In 2024, he published a series of 12 books of Renaissance Choral Favorites for SATB Singers. Featuring both sacred and secular music from England, France, Germany, Italy, and Spain, the editions were prepared for school choirs and amateur musicians.

His scholarly articles have been published in North America and Europe. Several have been covered in the press, including "Calixa Lavallée and the Construction of a National Anthem," proposing that "O Canada" was assembled from a handful of pre-existing works; it was featured on the front page of Toronto's Globe and Mail. Another article, "Leonardo's Lira," identifying a portrait of Leonardo da Vinci in an early sixteenth-century engraving at the Cleveland Museum of Art, was covered in Live Science, NBC News, and Huffington Post.

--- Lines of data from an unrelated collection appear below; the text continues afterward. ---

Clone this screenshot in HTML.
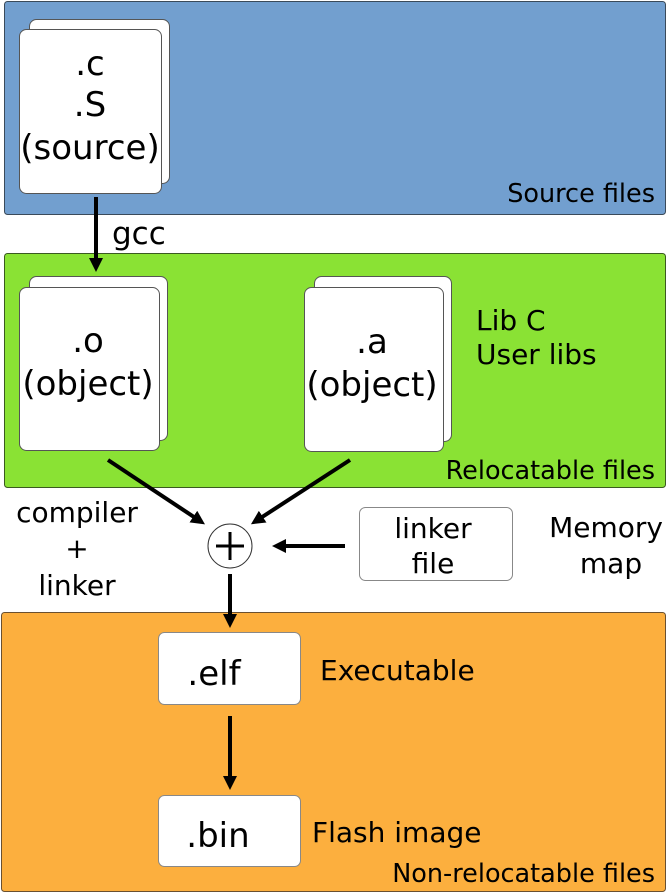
<!DOCTYPE html>
<html><head><style>
body{margin:0;width:667px;height:892px;background:#fff;position:relative;overflow:hidden;font-family:"DejaVu Sans","Liberation Sans",sans-serif;}
</style></head><body>
<svg width="667" height="892" xmlns="http://www.w3.org/2000/svg" style="position:absolute;left:0;top:0" font-family="DejaVu Sans, Liberation Sans, sans-serif">
<defs><marker id="a" markerWidth="3.5" markerHeight="3.5" refX="2" refY="1.75" orient="auto"><path d="M0,0 L3.5,1.75 L0,3.5 z" fill="#000"/></marker></defs>
<rect x="4.5" y="1.5" width="661" height="213" rx="3" fill="#729fcf" stroke="#3a4a5a"/>
<rect x="4.5" y="253.5" width="661" height="234" rx="3" fill="#8ae234" stroke="#3a5a20"/>
<rect x="1.5" y="612.5" width="664" height="279" rx="3" fill="#fcaf3e" stroke="#6a5030"/>
<g fill="#fff" stroke="#555">
<rect x="29.5" y="19.5" width="140" height="164" rx="7"/>
<rect x="19.5" y="29.5" width="142" height="164" rx="7"/>
<rect x="29.5" y="276.5" width="138" height="164" rx="7"/>
<rect x="19.5" y="287.5" width="140" height="163" rx="7"/>
<rect x="314.5" y="276.5" width="137" height="165" rx="7"/>
<rect x="304.5" y="287.5" width="139" height="164" rx="7"/>
<rect x="359.5" y="507.5" width="153" height="73" rx="6" stroke="#888"/>
<rect x="158.5" y="632.5" width="142" height="72" rx="6" stroke="#888"/>
<rect x="158.5" y="795.5" width="142" height="71" rx="6" stroke="#888"/>
<circle cx="230" cy="546" r="22" stroke="#333"/>
</g>
<g stroke="#000" stroke-width="4" marker-end="url(#a)">
<line x1="96" y1="197" x2="96" y2="266"/>
<line x1="108" y1="460" x2="200" y2="521"/>
<line x1="350" y1="460" x2="256" y2="521"/>
<line x1="345" y1="546" x2="278" y2="546"/>
<line x1="230" y1="574" x2="230" y2="622"/>
<line x1="230" y1="716" x2="230" y2="784"/>
</g>
<g stroke="#000" stroke-width="3"><line x1="216" y1="546" x2="244" y2="546"/><line x1="230" y1="532" x2="230" y2="560"/></g>
<g font-size="34" text-anchor="middle" fill="#000">
<text x="90" y="75">.c</text><text x="90" y="116">.S</text><text x="90" y="159">(source)</text>
<text x="88" y="352">.o</text><text x="88" y="395">(object)</text>
<text x="372" y="353">.a</text><text x="372" y="396">(object)</text>
<text x="214" y="685">.elf</text><text x="218" y="847">.bin</text>
</g>
<g font-size="28" fill="#000">
<text x="112" y="244" font-size="31">gcc</text>
<text x="476" y="330">Lib C</text><text x="476" y="364">User libs</text>
<text x="320" y="680">Executable</text>
<text x="312" y="842">Flash image</text>
<text x="433" y="538" text-anchor="middle">linker</text><text x="433" y="573" text-anchor="middle">file</text>
<text x="606" y="537" text-anchor="middle">Memory</text><text x="611" y="573" text-anchor="middle">map</text>
<text x="77" y="522" text-anchor="middle">compiler</text><text x="77" y="558" text-anchor="middle">+</text><text x="77" y="595" text-anchor="middle">linker</text>
</g>
<g font-size="25.5" fill="#000" text-anchor="end">
<text x="655" y="202">Source files</text>
<text x="655" y="479">Relocatable files</text>
<text x="655" y="882">Non-relocatable files</text>
</g>
</svg>
</body></html>
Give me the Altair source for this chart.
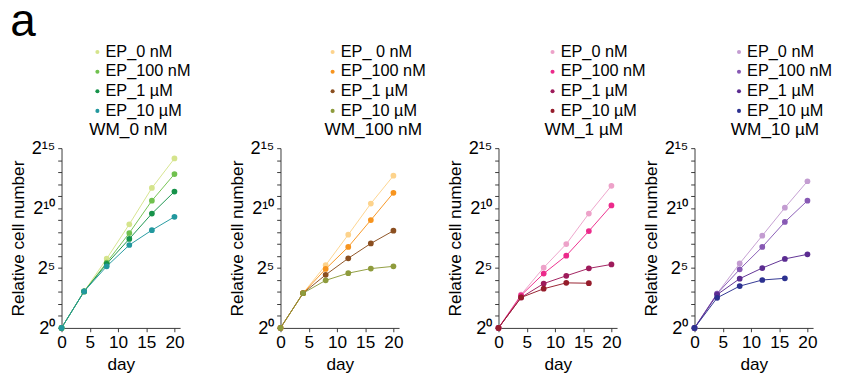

Duffin also earned notice for his parody compositions. In 1995, when the Cleveland Indians (now the Cleveland Guardians) reached the World Series, he wrote "Come All Ye Baseball Fans" to the tune of Henry Purcell's "Come Ye Sons of Art," which was noted in The Chronicle of Higher Education and Sports Illustrated, and nominated for a Northern Ohio Live Award of Achievement. When his daughter, Selena Simmons-Duffin, joined the staff of All Things Considered at National Public Radio, he wrote and produced historically based theme music ("trixies") for the program.

== Awards and honors ==
- Howard Mayer Brown Award from Early Music America (with Beverly Simmons), recognizing "lifetime achievement in the field of early music". (2018)
- Claude V. Palisca Award from the American Musicological Society for Shakespeare's Songbook, an edition chosen from world-wide publications to "best exemplify the highest qualities of originality, interpretation, logic and clarity of thought, and communication". (2005)
- Thomas Binkley Award from Early Music America, recognizing "outstanding achievement in both performance and scholarship by the director of a university or college collegium musicum". (2005)
- Noah Greenberg Award from the American Musicological Society for "distinguished contribution to the study and performance of early music". (1980)

== Personal life ==
In 1976, Duffin married Beverly Simmons (1950–), whom he met in their graduate program. They have two children, Caltech physicist David Simmons-Duffin (1984–) and NPR correspondent Selena Simmons-Duffin (1986–). His sister, Jacalyn Duffin, is a medical historian and hematologist.